Charts and diagrams as code:
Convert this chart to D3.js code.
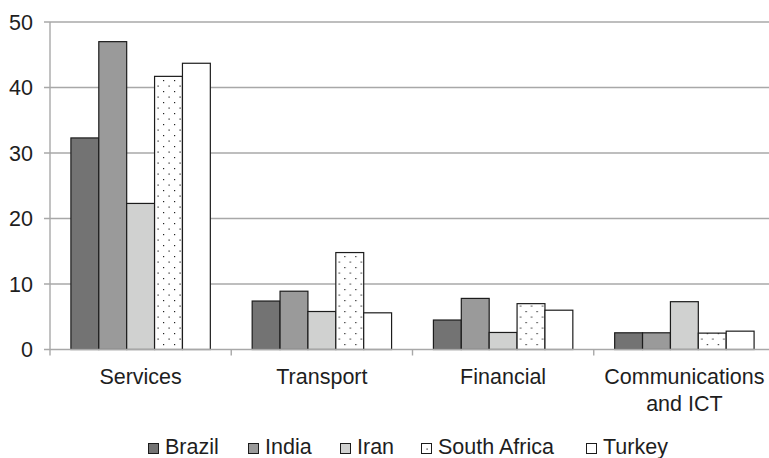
<!DOCTYPE html>
<html>
<head>
<meta charset="utf-8">
<script src="https://cdn.jsdelivr.net/npm/d3@7"></script>
<style>
  html, body { margin: 0; padding: 0; background: #fff; }
  svg { display: block; font-family: "Liberation Sans", Arial, sans-serif; }
</style>
</head>
<body>
<svg id="chart" width="769" height="458"></svg>
<script>
// Sector shares by country
const categories = ["Services", "Transport", "Financial", "Communications\nand ICT"];
const countries = ["Brazil", "India", "Iran", "South Africa", "Turkey"];
const brazil      = [32.3, 7.4, 4.5, 2.55];
const india       = [47.0, 8.9, 7.8, 2.55];
const iran        = [22.3, 5.8, 2.6, 7.3];
const southAfrica = [41.7, 14.8, 7.0, 2.5];
const turkey      = [43.7, 5.6, 6.0, 2.8];
const yTicks = [0, 10, 20, 30, 40, 50];

const seriesValues = [brazil, india, iran, southAfrica, turkey];
const fills = ["#737373", "#9a9a9a", "#d0d1d0", "url(#dots)", "#ffffff"];

const svg = d3.select("#chart");
const margin = { left: 50, right: -6, top: 22, bottom: 108.5 };
const W = 769, H = 458;
const x0 = margin.left, x1 = W - margin.right;
const yTop = margin.top, yBot = H - margin.bottom;

// Dotted fill used for South Africa
const defs = svg.append("defs");
const pat = defs.append("pattern")
  .attr("id", "dots").attr("patternUnits", "userSpaceOnUse")
  .attr("width", 11).attr("height", 11);
pat.append("rect").attr("width", 11).attr("height", 11).attr("fill", "#fff");
pat.append("rect").attr("x", 3).attr("y", 3).attr("width", 1.2).attr("height", 1.2).attr("fill", "#222");
pat.append("rect").attr("x", 8.5).attr("y", 8.5).attr("width", 1.2).attr("height", 1.2).attr("fill", "#222");

const y = d3.scaleLinear().domain([0, 50]).range([yBot, yTop]);
const xCat = d3.scaleBand().domain(d3.range(categories.length)).range([x0, x1])
  .paddingInner(0).paddingOuter(0);
// Gap between clusters is 1.5 bar widths
const barW = xCat.bandwidth() / (countries.length + 1.5);
const xSer = d3.scaleBand().domain(d3.range(countries.length))
  .range([0.75 * barW, xCat.bandwidth() - 0.75 * barW]).padding(0);

const gridColor = "#a8a8a8";

// Horizontal gridlines with left ticks
svg.append("g").selectAll("line").data(yTicks.filter(d => d > 0)).join("line")
  .attr("x1", x0 - 6).attr("x2", W)
  .attr("y1", d => y(d)).attr("y2", d => y(d))
  .attr("stroke", gridColor).attr("stroke-width", 1.4);

// Vertical axis line
svg.append("line")
  .attr("x1", x0).attr("x2", x0).attr("y1", yTop).attr("y2", yBot + 6)
  .attr("stroke", gridColor).attr("stroke-width", 1.4);

// Y tick labels
svg.append("g").selectAll("text").data(yTicks).join("text")
  .attr("x", 33).attr("y", d => y(d) + 7.5)
  .attr("text-anchor", "end").attr("font-size", 21.5).attr("fill", "#1e1e1e")
  .text(d => d);

// Bars
const groups = svg.append("g").selectAll("g").data(categories).join("g")
  .attr("transform", (d, i) => `translate(${xCat(i)},0)`);
groups.selectAll("rect").data((d, ci) => seriesValues.map((s, si) => ({ si, v: s[ci] })))
  .join("rect")
  .attr("x", d => xSer(d.si))
  .attr("width", xSer.bandwidth())
  .attr("y", d => y(d.v))
  .attr("height", d => y(0) - y(d.v))
  .attr("fill", d => fills[d.si])
  .attr("stroke", "#1c1c1c").attr("stroke-width", 1.2);

// Baseline and category ticks
svg.append("line")
  .attr("x1", x0 - 6).attr("x2", W).attr("y1", y(0)).attr("y2", y(0))
  .attr("stroke", gridColor).attr("stroke-width", 1.4);
svg.append("g").selectAll("line").data(d3.range(1, categories.length)).join("line")
  .attr("x1", i => xCat(i)).attr("x2", i => xCat(i))
  .attr("y1", y(0)).attr("y2", y(0) + 6)
  .attr("stroke", gridColor).attr("stroke-width", 1.4);

// Category labels
const catText = svg.append("g").selectAll("text").data(categories).join("text")
  .attr("x", (d, i) => xCat(i) + xCat.bandwidth() / 2)
  .attr("y", 384)
  .attr("text-anchor", "middle").attr("font-size", 21.5).attr("fill", "#1e1e1e");
catText.each(function(d) {
  const t = d3.select(this);
  d.split("\n").forEach((line, k) => {
    t.append("tspan").attr("x", t.attr("x")).attr("dy", k === 0 ? 0 : 27).text(line);
  });
});

// Legend: swatch positions along the bottom row
const legendX = [148, 248, 340, 421, 586];
const legend = svg.append("g");
countries.forEach((c, i) => {
  const lx = legendX[i];
  legend.append("rect")
    .attr("x", lx + 0.5).attr("y", 443.5).attr("width", 10).attr("height", 10)
    .attr("fill", fills[i]).attr("stroke", "#1c1c1c").attr("stroke-width", 1);
  legend.append("text")
    .attr("x", lx + 17).attr("y", 454)
    .attr("font-size", 21.5).attr("fill", "#1e1e1e").text(c);
});
</script>
</body>
</html>
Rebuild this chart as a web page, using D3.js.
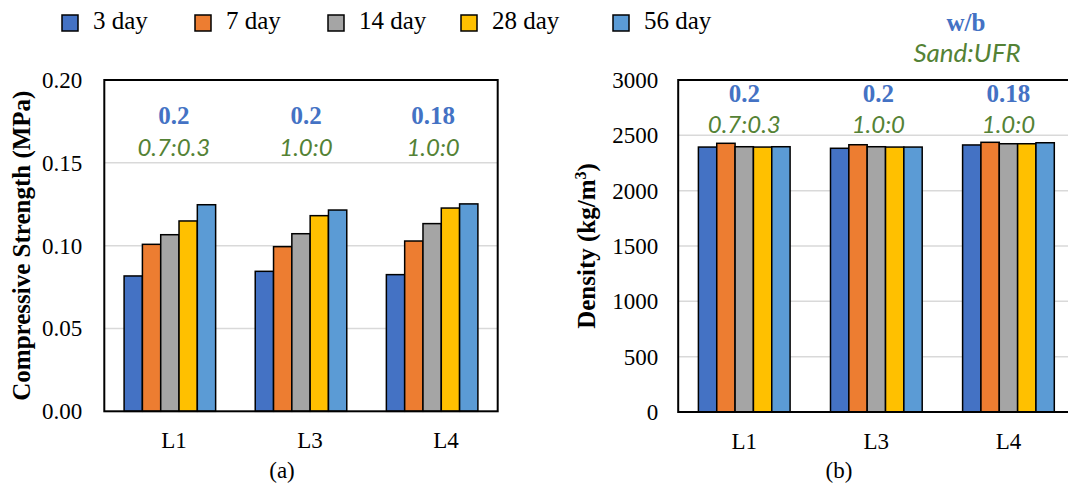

> **Exercise aim**: Reproduce the entries above without change, omitting all pictures.

> **Solution to the exercise**:
Convert this chart to D3.js code.
<!DOCTYPE html>
<html>
<head>
<meta charset="utf-8">
<script src="https://cdn.jsdelivr.net/npm/d3@7"></script>
<style>
  html, body { margin: 0; padding: 0; background: #fff; }
  svg { display: block; font-family: "Liberation Sans", Arial, sans-serif; }
</style>
</head>
<body>
<svg id="chart" width="769" height="458"></svg>
<script>
// Sector shares by country
const categories = ["Services", "Transport", "Financial", "Communications\nand ICT"];
const countries = ["Brazil", "India", "Iran", "South Africa", "Turkey"];
const brazil      = [32.3, 7.4, 4.5, 2.55];
const india       = [47.0, 8.9, 7.8, 2.55];
const iran        = [22.3, 5.8, 2.6, 7.3];
const southAfrica = [41.7, 14.8, 7.0, 2.5];
const turkey      = [43.7, 5.6, 6.0, 2.8];
const yTicks = [0, 10, 20, 30, 40, 50];

const seriesValues = [brazil, india, iran, southAfrica, turkey];
const fills = ["#737373", "#9a9a9a", "#d0d1d0", "url(#dots)", "#ffffff"];

const svg = d3.select("#chart");
const margin = { left: 50, right: -6, top: 22, bottom: 108.5 };
const W = 769, H = 458;
const x0 = margin.left, x1 = W - margin.right;
const yTop = margin.top, yBot = H - margin.bottom;

// Dotted fill used for South Africa
const defs = svg.append("defs");
const pat = defs.append("pattern")
  .attr("id", "dots").attr("patternUnits", "userSpaceOnUse")
  .attr("width", 11).attr("height", 11);
pat.append("rect").attr("width", 11).attr("height", 11).attr("fill", "#fff");
pat.append("rect").attr("x", 3).attr("y", 3).attr("width", 1.2).attr("height", 1.2).attr("fill", "#222");
pat.append("rect").attr("x", 8.5).attr("y", 8.5).attr("width", 1.2).attr("height", 1.2).attr("fill", "#222");

const y = d3.scaleLinear().domain([0, 50]).range([yBot, yTop]);
const xCat = d3.scaleBand().domain(d3.range(categories.length)).range([x0, x1])
  .paddingInner(0).paddingOuter(0);
// Gap between clusters is 1.5 bar widths
const barW = xCat.bandwidth() / (countries.length + 1.5);
const xSer = d3.scaleBand().domain(d3.range(countries.length))
  .range([0.75 * barW, xCat.bandwidth() - 0.75 * barW]).padding(0);

const gridColor = "#a8a8a8";

// Horizontal gridlines with left ticks
svg.append("g").selectAll("line").data(yTicks.filter(d => d > 0)).join("line")
  .attr("x1", x0 - 6).attr("x2", W)
  .attr("y1", d => y(d)).attr("y2", d => y(d))
  .attr("stroke", gridColor).attr("stroke-width", 1.4);

// Vertical axis line
svg.append("line")
  .attr("x1", x0).attr("x2", x0).attr("y1", yTop).attr("y2", yBot + 6)
  .attr("stroke", gridColor).attr("stroke-width", 1.4);

// Y tick labels
svg.append("g").selectAll("text").data(yTicks).join("text")
  .attr("x", 33).attr("y", d => y(d) + 7.5)
  .attr("text-anchor", "end").attr("font-size", 21.5).attr("fill", "#1e1e1e")
  .text(d => d);

// Bars
const groups = svg.append("g").selectAll("g").data(categories).join("g")
  .attr("transform", (d, i) => `translate(${xCat(i)},0)`);
groups.selectAll("rect").data((d, ci) => seriesValues.map((s, si) => ({ si, v: s[ci] })))
  .join("rect")
  .attr("x", d => xSer(d.si))
  .attr("width", xSer.bandwidth())
  .attr("y", d => y(d.v))
  .attr("height", d => y(0) - y(d.v))
  .attr("fill", d => fills[d.si])
  .attr("stroke", "#1c1c1c").attr("stroke-width", 1.2);

// Baseline and category ticks
svg.append("line")
  .attr("x1", x0 - 6).attr("x2", W).attr("y1", y(0)).attr("y2", y(0))
  .attr("stroke", gridColor).attr("stroke-width", 1.4);
svg.append("g").selectAll("line").data(d3.range(1, categories.length)).join("line")
  .attr("x1", i => xCat(i)).attr("x2", i => xCat(i))
  .attr("y1", y(0)).attr("y2", y(0) + 6)
  .attr("stroke", gridColor).attr("stroke-width", 1.4);

// Category labels
const catText = svg.append("g").selectAll("text").data(categories).join("text")
  .attr("x", (d, i) => xCat(i) + xCat.bandwidth() / 2)
  .attr("y", 384)
  .attr("text-anchor", "middle").attr("font-size", 21.5).attr("fill", "#1e1e1e");
catText.each(function(d) {
  const t = d3.select(this);
  d.split("\n").forEach((line, k) => {
    t.append("tspan").attr("x", t.attr("x")).attr("dy", k === 0 ? 0 : 27).text(line);
  });
});

// Legend: swatch positions along the bottom row
const legendX = [148, 248, 340, 421, 586];
const legend = svg.append("g");
countries.forEach((c, i) => {
  const lx = legendX[i];
  legend.append("rect")
    .attr("x", lx + 0.5).attr("y", 443.5).attr("width", 10).attr("height", 10)
    .attr("fill", fills[i]).attr("stroke", "#1c1c1c").attr("stroke-width", 1);
  legend.append("text")
    .attr("x", lx + 17).attr("y", 454)
    .attr("font-size", 21.5).attr("fill", "#1e1e1e").text(c);
});
</script>
</body>
</html>
Rebuild this chart as a web page, using D3.js.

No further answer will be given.